Questo è probabilmente il problema più imponente: la libertà, emblematicamente rappresentata da una ‘femminilità’ che cerca di riscattarsi, ma non ci riesce ancora! “…la femminilità è il nome della libertà, è il nome anarchico del desiderio, dell’illimitato, del senza confine. La femminilità è il nome più radicale dell’alterità, dell’eteros, dell’ingovernabile” (M.Recalcati). Di fronte a questo …mistero, l’uomo si sente senza difese, specialmente se non può più esercitarne il controllo. Da qui la sua angoscia e la sua difficoltà (fino all’incapacità, agita poi nella violenza) ad elaborare in maniera matura la perdita di potere nella relazione e, conseguentemente, l’abbandono e la separazione.
Temi cruciali diventano, allora:
- il valore dell’alterità, specialmente nella relazione sentimentale
- il rifiuto dell’amore come ‘possesso’: Il rapporto con la donna è fortemente segnato dal verbo ‘avere’: “sei mia”, “l’ho posseduta”, “farò di tutto per riaverti” …sono forme linguistiche che chiariscono, molto più di tante analisi, in quale clima molti uomini siano cresciuti; la donna “si ha” e, se è negata o si nega, è legittimo toglierle la vita, romperla come oggetto
- la ‘violenza psicologica’, sottovalutata, ma molto pericolosa, perché subdola e spesso subliminale, non percepibile: ne sono espressione la sottile svalutazione, la più o meno marcata gelosia (spesso scambiata dalla donna per amore), la manipolazione del pensiero, l’utilizzo della modalità del silenzio e del ‘non detto’ nella comunicazione, l’indifferenza, la mancanza di attenzioni…, giusto per citarne alcuni.
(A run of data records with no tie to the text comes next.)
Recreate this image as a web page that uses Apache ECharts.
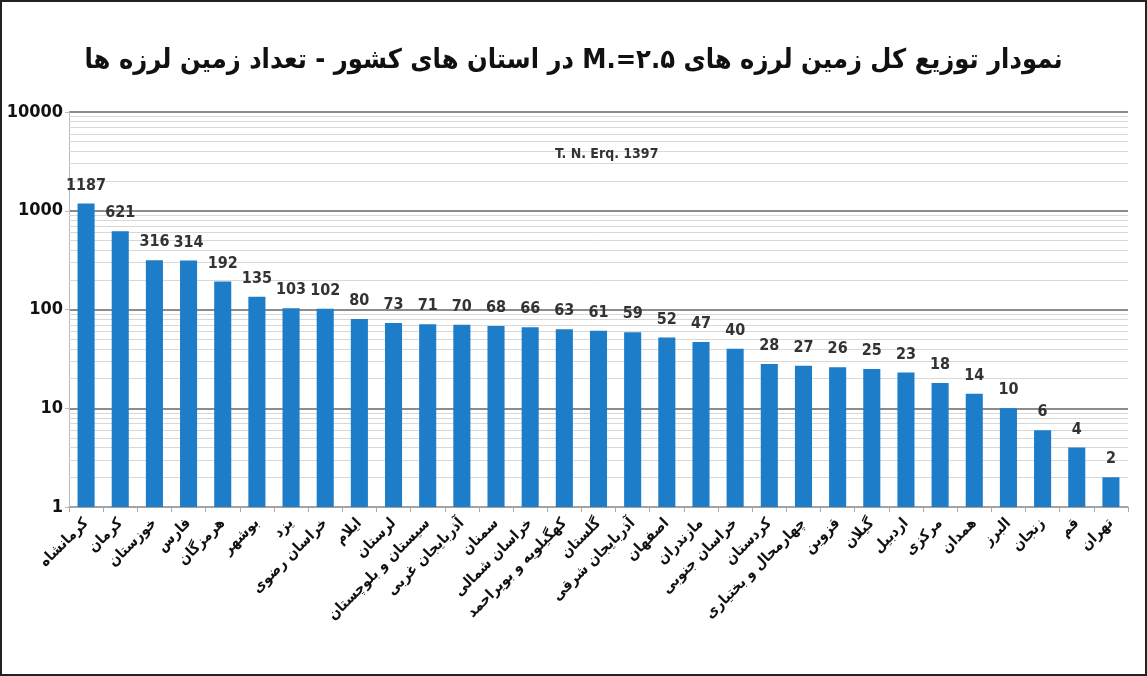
<!DOCTYPE html>
<html>
<head>
<meta charset="utf-8">
<script src="https://cdn.jsdelivr.net/npm/echarts@6/dist/echarts.min.js"></script>
<style>
  html, body { margin: 0; padding: 0; background: #fff; }
  #wrap { width: 1147px; height: 676px; box-sizing: border-box; border: 2px solid #222; }
  #chart { width: 100%; height: 100%; }
</style>
</head>
<body>
<div id="wrap"><div id="chart"></div></div>
<script>
// استان ها (به ترتیب نمودار)
var provinces = ['کرمانشاه', 'کرمان', 'خوزستان', 'فارس', 'هرمزگان', 'بوشهر', 'یزد', 'خراسان رضوی',
  'ایلام', 'لرستان', 'سیستان و بلوچستان', 'آذربایجان غربی', 'سمنان', 'خراسان شمالی',
  'کهگیلویه و بویراحمد', 'گلستان', 'آذربایجان شرقی', 'اصفهان', 'مازندران', 'خراسان جنوبی',
  'کردستان', 'چهارمحال و بختیاری', 'قزوین', 'گیلان', 'اردبیل', 'مرکزی', 'همدان', 'البرز',
  'زنجان', 'قم', 'تهران'];
// تعداد زمین لرزه ها
var quakeCount = [1187, 621, 316, 314, 192, 135, 103, 102, 80, 73, 71, 70, 68, 66, 63, 61, 59,
  52, 47, 40, 28, 27, 26, 25, 23, 18, 14, 10, 6, 4, 2];
// خطوط راهنمای فرعی محور لگاریتمی
var decades = [1, 10, 100, 1000];
var minorSteps = [2, 3, 4, 5, 6, 7, 8, 9];

var chartTitle = 'نمودار توزیع کل زمین لرزه های M.=۲.۵ در استان های کشور - تعداد زمین لرزه ها';
var subTitle = 'T. N. Erq. 1397';

var numFont = "'Liberation Sans Narrow', 'DejaVu Sans Condensed', 'Roboto', sans-serif";
var faFont = "'DejaVu Sans Condensed', 'DejaVu Sans', sans-serif";

var minorLines = [];
decades.forEach(function (d) {
  minorSteps.forEach(function (s) { minorLines.push({ yAxis: d * s }); });
});

var myChart = echarts.init(document.getElementById('chart'));
myChart.setOption({
  backgroundColor: '#fff',
  animation: false,
  title: [
    {
      // RLE ... PDF so the title is laid out right-to-left
      text: '\u202B' + chartTitle + '\u202C',
      left: 'center',
      top: 40,
      textStyle: { fontFamily: faFont, fontWeight: 'bold', fontSize: 27, color: '#111' }
    },
    {
      text: subTitle,
      left: 548,
      top: 140,
      textStyle: { fontFamily: numFont, fontWeight: 'bold', fontSize: 14, color: '#333' }
    }
  ],
  grid: { left: 67, right: 17, top: 110, bottom: 167 },
  xAxis: {
    type: 'category',
    data: provinces,
    axisLine: { lineStyle: { color: '#aaa', width: 1.5 } },
    axisTick: { show: true, length: 5, lineStyle: { color: '#aaa' } },
    axisLabel: {
      interval: 0,
      rotate: 45,
      margin: 14,
      fontFamily: faFont,
      fontWeight: 'bold',
      fontSize: 15,
      color: '#111'
    }
  },
  yAxis: {
    type: 'log',
    logBase: 10,
    min: 1,
    max: 10000,
    axisLine: { show: true, lineStyle: { color: '#bbb' } },
    axisTick: { show: true, length: 4, lineStyle: { color: '#bbb' } },
    axisLabel: {
      formatter: function (v) { return String(v); },
      fontFamily: numFont,
      fontWeight: 'bold',
      fontSize: 18,
      color: '#111',
      margin: 6
    },
    splitLine: { show: true, lineStyle: { color: '#8c8c8c', width: 2 } }
  },
  series: [
    {
      type: 'bar',
      data: quakeCount,
      barWidth: '50%',
      itemStyle: { color: '#1e7dc8' },
      label: {
        show: true,
        position: 'top',
        distance: 10,
        fontFamily: numFont,
        fontWeight: 'bold',
        fontSize: 16,
        color: '#333'
      },
      markLine: {
        silent: true,
        symbol: 'none',
        label: { show: false },
        lineStyle: { color: '#d8d8d8', width: 1, type: 'solid' },
        z: 1,
        data: minorLines
      },
      z: 3
    }
  ]
});
window.addEventListener('resize', function () { myChart.resize(); });
</script>
</body>
</html>
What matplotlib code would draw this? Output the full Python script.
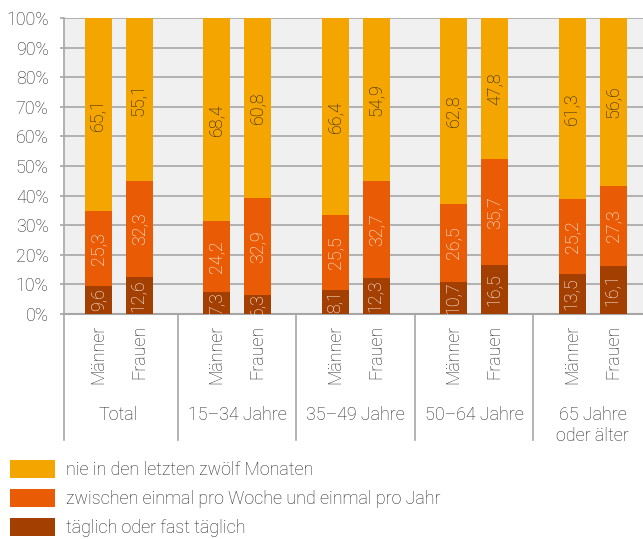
import matplotlib
matplotlib.use('Agg')
import matplotlib.pyplot as plt
from matplotlib.patches import Patch
import numpy as np

# Data (percent)
groups = ['Total', '15–34 Jahre', '35–49 Jahre', '50–64 Jahre', '65 Jahre\noder älter']
sexes = ['Männer', 'Frauen']
series = ['täglich oder fast täglich',
          'zwischen einmal pro Woche und einmal pro Jahr',
          'nie in den letzten zwölf Monaten']

daily = [9.6, 12.6, 7.3, 6.3, 8.1, 12.3, 10.7, 16.5, 13.5, 16.1]
yearly = [25.3, 32.3, 24.2, 32.9, 25.5, 32.7, 26.5, 35.7, 25.2, 27.3]
never = [65.1, 55.1, 68.4, 60.8, 66.4, 54.9, 62.8, 47.8, 61.3, 56.6]

colors = ['#a33f00', '#ea5b05', '#f5a500']
text_colors = ['white', 'white', '#1a1a1a']

plt.rcParams['font.family'] = ['Roboto', 'DejaVu Sans']
plt.rcParams['font.weight'] = 'light'
txt = '#262626'
grid = '#a6a6a6'
fs = 12.9

fig = plt.figure(figsize=(6.43, 5.39), dpi=100)
ax = fig.add_axes([64 / 643, 225 / 539, 579 / 643, 296 / 539])
ax.set_facecolor('#f0f0f0')

offset = 0.173
width = 0.228
xs = []
for g in range(len(groups)):
    xs += [g - offset, g + offset]
xs = np.array(xs)

bottom = np.zeros(len(xs))
for vals, col, tc in zip([daily, yearly, never], colors, text_colors):
    vals = np.array(vals)
    bars = ax.bar(xs, vals, width, bottom=bottom, color=col, zorder=3)
    for rect, x, v, b in zip(bars, xs, vals, bottom):
        t = ax.text(x, b + v / 2, f'{v:.1f}'.replace('.', ','), rotation=90,
                    ha='center', va='center', color=tc, fontsize=fs, zorder=4)
        t.set_clip_path(rect)
    bottom += vals

ax.set_xlim(-0.46, 4.426)
ax.set_ylim(0, 100)
ax.set_yticks(np.arange(0, 101, 10))
ax.set_yticklabels([f'{v}%' for v in range(0, 101, 10)], color=txt, fontsize=fs)
ax.tick_params(axis='y', length=3, width=1.2, color=grid, pad=8)
ax.set_xticks([])
ax.yaxis.grid(True, color=grid, linewidth=1.2, zorder=0)
ax.set_axisbelow(True)
for s in ['top', 'right']:
    ax.spines[s].set_visible(False)
ax.spines['left'].set_color(grid)
ax.spines['left'].set_linewidth(1.2)
ax.spines['bottom'].set_color(grid)
ax.spines['bottom'].set_linewidth(1.5)

# category labels below the axis
trans = ax.get_xaxis_transform()
for i, x in enumerate(xs):
    ax.text(x, -0.037, sexes[i % 2], rotation=90, ha='center', va='top',
            transform=trans, color=txt, fontsize=fs)
for g, name in enumerate(groups):
    ax.text(g, -0.31, name, ha='center', va='top', transform=trans,
            color=txt, fontsize=fs, linespacing=1.25)
for xb in [-0.46, 0.5, 1.5, 2.5, 3.5]:
    ax.plot([xb, xb], [0, -0.426], transform=trans, color=grid,
            linewidth=1.2, clip_on=False)

handles = [Patch(facecolor=c, edgecolor='none') for c in colors[::-1]]
fig.legend(handles, series[::-1], loc='upper left',
           bbox_to_anchor=(3 / 643, 1 - 453 / 539), frameon=False,
           fontsize=fs, handlelength=2.52, handleheight=1.14,
           handletextpad=0.6, labelspacing=0.56, borderaxespad=0,
           labelcolor=txt)

fig.savefig('out.png', dpi=100)
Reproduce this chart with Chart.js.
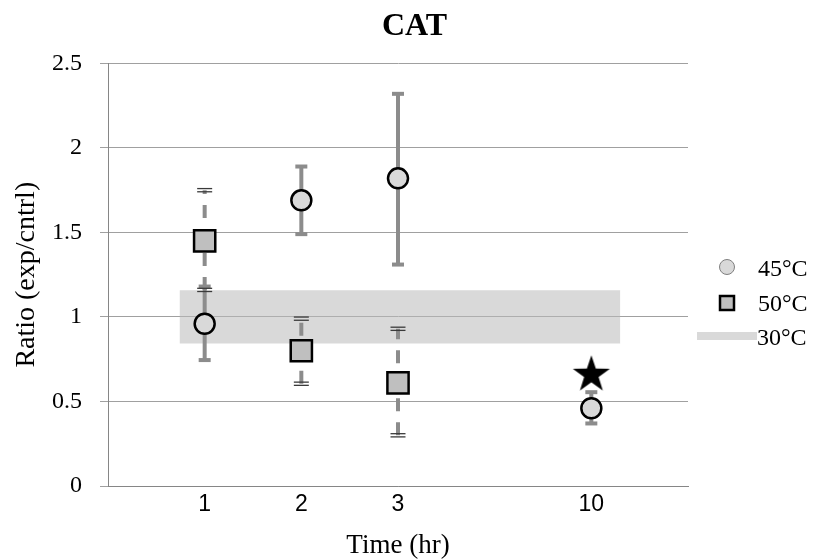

Tutto ciò devasta l’anima, rende la donna ancora più fragile, proprio perché spesso è imbrigliata negli ideali della complementarietà e della fusionalità, fino a raggiungere elevati livelli di invischiamento (affettivo, emotivo, ….), da cui quasi mai riesce a liberarsi senza evocare sensi di colpa.
E allora, non basta più che del problema se ne parli nei Convegni, che si celebrino i giorni dedicati alla Donna (8 marzo) o la giornata per il contrasto alla violenza sulle Donne (25 novembre), che si facciano le manifestazioni in piazza o le marce di protesta,…
Non rinnego tutto ciò, continueremo a farlo: è certamente importante che si sensibilizzi la Comunità, ma non basta più, soprattutto non basta più che sia principalmente la Donna a farsi carico di questo dramma; è la vittima e il suo grido di protesta arriva solo marginalmente o superficialmente a chi, invece, dovrebbe raccoglierlo: l’Uomo.
E questo perché c’è sicuramente un errore di fondo in questa dinamica: È, PIUTTOSTO, DALL’UOMO CHE DOVREBBE PARTIRE LA PROTESTA, è l’Uomo che dovrebbe sentirsi ferito, umiliato, arrabbiato, inorridito, sconvolto … dal fardello del retaggio storico da cui non riesce a liberarsi; millenni di prevaricazione maschile e di subordinazione femminile sono ancora una sorta di ‘stigma’ che continua a tramandarsi di generazione in generazione, di padre in figlio, e non c’è un serio impegno per demolirne le basi, per dissodare e bonificare il terreno di coltura, dove i semi germinano e diventano vegetazione devastante di vite umane.
Ecco perché è fondamentalmente un ‘problema degli uomini’, ma che ha gravissime ricadute sulle donne con imponenti rischi per la loro autostima (e per la loro vita, come si è detto!).
Per la verità, qualcuno comincia a far sentire la propria voce di denuncia e di protesta e con veemenza (e questo è un bene!), ma appare come ‘vox clamantis in deserto’! Invece, devono essere in molti gli Uomini (tutti quelli che non si riconoscono in questa barbarie – e sono tanti!) che si devono assumere la ‘paternità’ del movimento di contrasto alla violenza sulle Donne e noi saremo accanto a loro, per lottare insieme per una Società civile e ricca di valori.
È, infatti, indispensabile che Donne e Uomini, confrontandosi, approfondiscano assieme questo infinito dramma sociale, che si formi una ‘alleanza di civiltà’ per sviscerare e affrontare (con azioni e iniziative comuni e condivise!) gli aspetti più scottanti della violenza di genere: è sulle radici che bisogna agire, per cominciare a correggere i guasti della storia nella presenza della donna e dell’uomo sulla faccia della Terra, per scardinare le catene arrugginite che imbrigliano l’anima della donna e mortificano quella dell’uomo, per diventare promotori di cambiamento culturale.
Il lavoro da fare è molto impegnativo, ma la posta in gioco è troppo alta per poterci rinunciare.
Ma per raggiungere questo obiettivo non può bastare ‘l’altra metà del cielo’, serve l’intero firmamento!”